Comment 3 Harald Sitter 2024-07-09 12:12:54 UTC
It's my understanding that this information isn't available outside btrfs specific ioctl commands (those would only work as root). So that is expected behavior on btrfs. I guess you could complain to the kernel folks about not providing suitable API for getting the real/compressed/occupied size of a file.

e.g. on windows we can easily tell if a file is sparse, unpinned (not present on disk -- e.g. only available in the cloud), and then obtain the compressed size (the size on disk). 

https://invent.kde.org/utilities/filelight/-/blob/cbc765ec2f23766f8f76a06d5f7753853a9d5127/src/windowsWalker.cpp
Comment 4 Xwang 2024-07-09 12:59:19 UTC
(In reply to Harald Sitter from comment #3)
> It's my understanding that this information isn't available outside btrfs
> specific ioctl commands (those would only work as root). So that is expected
> behavior on btrfs. I guess you could complain to the kernel folks about not
> providing suitable API for getting the real/compressed/occupied size of a
> file.
> 
> e.g. on windows we can easily tell if a file is sparse, unpinned (not
> present on disk -- e.g. only available in the cloud), and then obtain the
> compressed size (the size on disk). 
> 
> https://invent.kde.org/utilities/filelight/-/blob/
> cbc765ec2f23766f8f76a06d5f7753853a9d5127/src/windowsWalker.cpp

Sorry I do not understand, how it is possible that going to Properties of the folder in Dolphin the space occupied by the same folder is correctly computed (as cleary shown on the second attached image)?
Comment 5 Xwang 2024-07-09 13:01:27 UTC
Created attachment 171502 [details]
Space correctly computed by dolphin
Comment 6 Harald Sitter 2024-07-09 13:20:59 UTC
Because it isn't the correct size. It shows you the theoretical size (e.g. a text file with 4 ascii characters is 4 bytes in size in dolphin) meanwhile filelight shows the actual size on disk (e.g. a text file with 4 ascii characters is actually multiple KiB because files are allocated in blocks so even if the file is smaller than a block it still occupies at least that one block). The advantage of the former is that the filesystem can freely lie about the size. The trouble is filelight doesn't need a lie, it needs to know the actual properties of the file to then determine what type of size we want to know given the properties of a file (is it real, does it exist on disk, is it compressed). And Linux has no API for that as far as I know.
Comment 7 Harald Sitter 2024-07-09 13:30:14 UTC
Oh BTW, there is also a visual design problem here.
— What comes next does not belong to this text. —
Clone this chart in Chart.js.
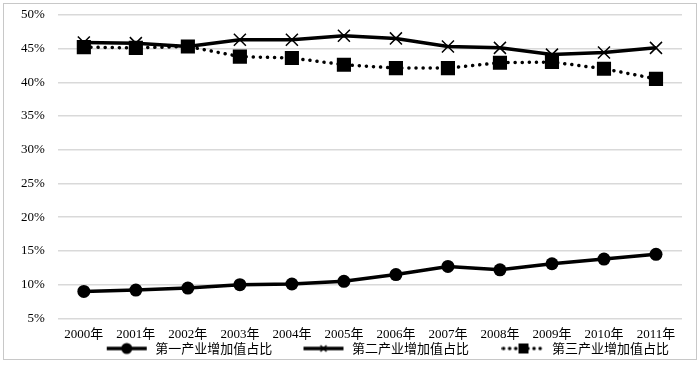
<!DOCTYPE html>
<html lang="zh">
<head>
    <meta charset="UTF-8">
    <title>三次产业增加值占比</title>
    <script src="https://cdn.jsdelivr.net/npm/chart.js"></script>
    <style>
        html, body { margin: 0; padding: 0; background: #fff; overflow: hidden; }
        #wrap {
            position: absolute;
            left: 3px; top: 3px;
            width: 692px; height: 355px;
            border: 1px solid #c8c8c8;
            overflow: hidden;
        }
        #inner {
            position: absolute;
            left: 0; top: -10px;
            width: 692px; height: 375px;
        }
    </style>
</head>
<body>
    <div id="wrap"><div id="inner"><canvas id="chart"></canvas></div></div>
    <script>
        // data
        const years = ['2000年', '2001年', '2002年', '2003年', '2004年', '2005年',
                       '2006年', '2007年', '2008年', '2009年', '2010年', '2011年'];
        const primary = [9.0, 9.2, 9.5, 10.0, 10.1, 10.5, 11.5, 12.7, 12.2, 13.1, 13.8, 14.5];
        const secondary = [45.9, 45.8, 45.3, 46.3, 46.3, 46.9, 46.5, 45.3, 45.1, 44.1, 44.4, 45.1];
        const tertiary = [45.2, 45.1, 45.3, 43.8, 43.6, 42.6, 42.1, 42.1, 42.9, 43.0, 42.0, 40.5];
        const seriesNames = ['第一产业增加值占比', '第二产业增加值占比', '第三产业增加值占比'];

        const fontFamily = '"Liberation Serif", "Noto Sans CJK SC", serif';
        const legendFont = '"Noto Sans CJK SC", sans-serif';
        // trailing gaps so the legend items sit like in the original
        const legendGaps = ['\u3000\u3000\u2005', '\u3000\u3000\u2002', '\u3000'];

        // small legend icons: line + marker
        function legendIcon(kind) {
            const c = document.createElement('canvas');
            c.width = 44; c.height = 14;
            const g = c.getContext('2d');
            g.strokeStyle = '#000';
            g.fillStyle = '#000';
            g.lineWidth = 3.5;
            if (kind === 'dot') {
                g.lineCap = 'round';
                g.setLineDash([0.1, 6]);
            }
            g.beginPath();
            g.moveTo(2, 7); g.lineTo(42, 7);
            g.stroke();
            g.setLineDash([]);
            if (kind === 'circle') {
                g.beginPath(); g.arc(22, 7, 5.5, 0, Math.PI * 2); g.fill();
            } else if (kind === 'cross') {
                g.lineWidth = 1.5;
                g.beginPath();
                g.moveTo(19, 4); g.lineTo(25, 10);
                g.moveTo(25, 4); g.lineTo(19, 10);
                g.stroke();
            } else {
                g.fillRect(17, 2, 10, 10);
            }
            return c;
        }
        const icons = [legendIcon('circle'), legendIcon('cross'), legendIcon('dot')];

        new Chart(document.getElementById('chart'), {
            type: 'line',
            data: {
                labels: years,
                datasets: [
                    {
                        label: seriesNames[0],
                        data: primary,
                        borderColor: '#000',
                        backgroundColor: '#000',
                        borderWidth: 3.5,
                        pointStyle: 'circle',
                        pointRadius: 6.5,
                        pointBorderWidth: 0,
                        tension: 0
                    },
                    {
                        label: seriesNames[1],
                        data: secondary,
                        borderColor: '#000',
                        backgroundColor: '#000',
                        borderWidth: 3.5,
                        pointStyle: 'crossRot',
                        pointRadius: 8.5,
                        pointBorderWidth: 1.5,
                        tension: 0
                    },
                    {
                        label: seriesNames[2],
                        data: tertiary,
                        borderColor: '#000',
                        backgroundColor: '#000',
                        borderWidth: 3.5,
                        borderDash: [0.1, 7],
                        borderCapStyle: 'round',
                        pointStyle: 'rect',
                        pointRadius: 10,
                        pointBorderWidth: 0,
                        tension: 0
                    }
                ]
            },
            options: {
                responsive: true,
                maintainAspectRatio: false,
                animation: false,
                layout: { padding: { left: 4, right: 14, top: 0, bottom: 4 } },
                scales: {
                    x: {
                        offset: true,
                        grid: { display: false },
                        border: { display: false },
                        ticks: { color: '#000', font: { family: fontFamily, size: 13 }, maxRotation: 0, padding: 0 }
                    },
                    y: {
                        min: 5,
                        max: 50,
                        ticks: {
                            stepSize: 5,
                            color: '#000',
                            padding: 13,
                            font: { family: fontFamily, size: 13 },
                            callback: v => v + '%'
                        },
                        grid: { color: '#d9d9d9', lineWidth: 1.5, drawTicks: false },
                        border: { display: false }
                    }
                },
                plugins: {
                    legend: {
                        position: 'bottom',
                        align: 'end',
                        labels: {
                            usePointStyle: true,
                            pointStyleWidth: 44,
                            boxHeight: 12,
                            padding: 0,
                            color: '#000',
                            font: { family: legendFont, size: 13 },
                            generateLabels: chart => chart.data.datasets.map((ds, i) => ({
                                text: ds.label + legendGaps[i],
                                pointStyle: icons[i],
                                fillStyle: '#000',
                                strokeStyle: '#000',
                                lineWidth: 0,
                                datasetIndex: i,
                                hidden: false
                            }))
                        }
                    },
                    tooltip: { enabled: false }
                }
            }
        });
    </script>
</body>
</html>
Say you have the directory @0 that looks like this:

@0
├── bar
├── foo
└── meow

Let's further assume there is a reflinked copy @1 and a reflinked copy @2 of @1.

@1 has bar modified.
@2 has bar modified from @1. @2 also has foo modified.

i.e. bar is unique in all 3. foo is unique in @2 but shared in @0 and @1. meow is shared in all 3.
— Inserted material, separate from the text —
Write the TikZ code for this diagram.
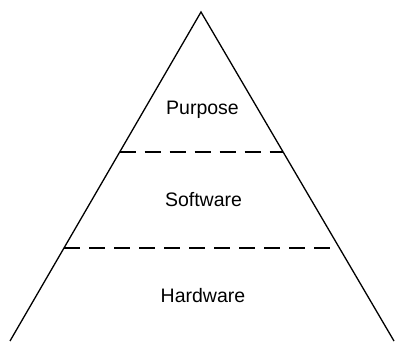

How do you visualize that?
Comment 8 Xwang 2024-07-09 13:37:06 UTC
(In reply to Harald Sitter from comment #7)
> Oh BTW, there is also a visual design problem here.
> 
> Say you have the directory @0 that looks like this:
> 
> @0
> ├── bar
> ├── foo
> └── meow
> 
> Let's further assume there is a reflinked copy @1 and a reflinked copy @2 of
> @1.
> 
> @1 has bar modified.
> @2 has bar modified from @1. @2 also has foo modified.
> 
> i.e. bar is unique in all 3. foo is unique in @2 but shared in @0 and @1.
> meow is shared in all 3.
> 
> How do you visualize that?

Ok, I understand that it is not considered a bug for filelight, however as a user I found the output of filelight misleading. 

For example du or gnome's baobab both report measures in line with dolphin's one which IMHO seems more in line with what the user is looking for (namely a quick and maybe crude visualization of space occupied by folders).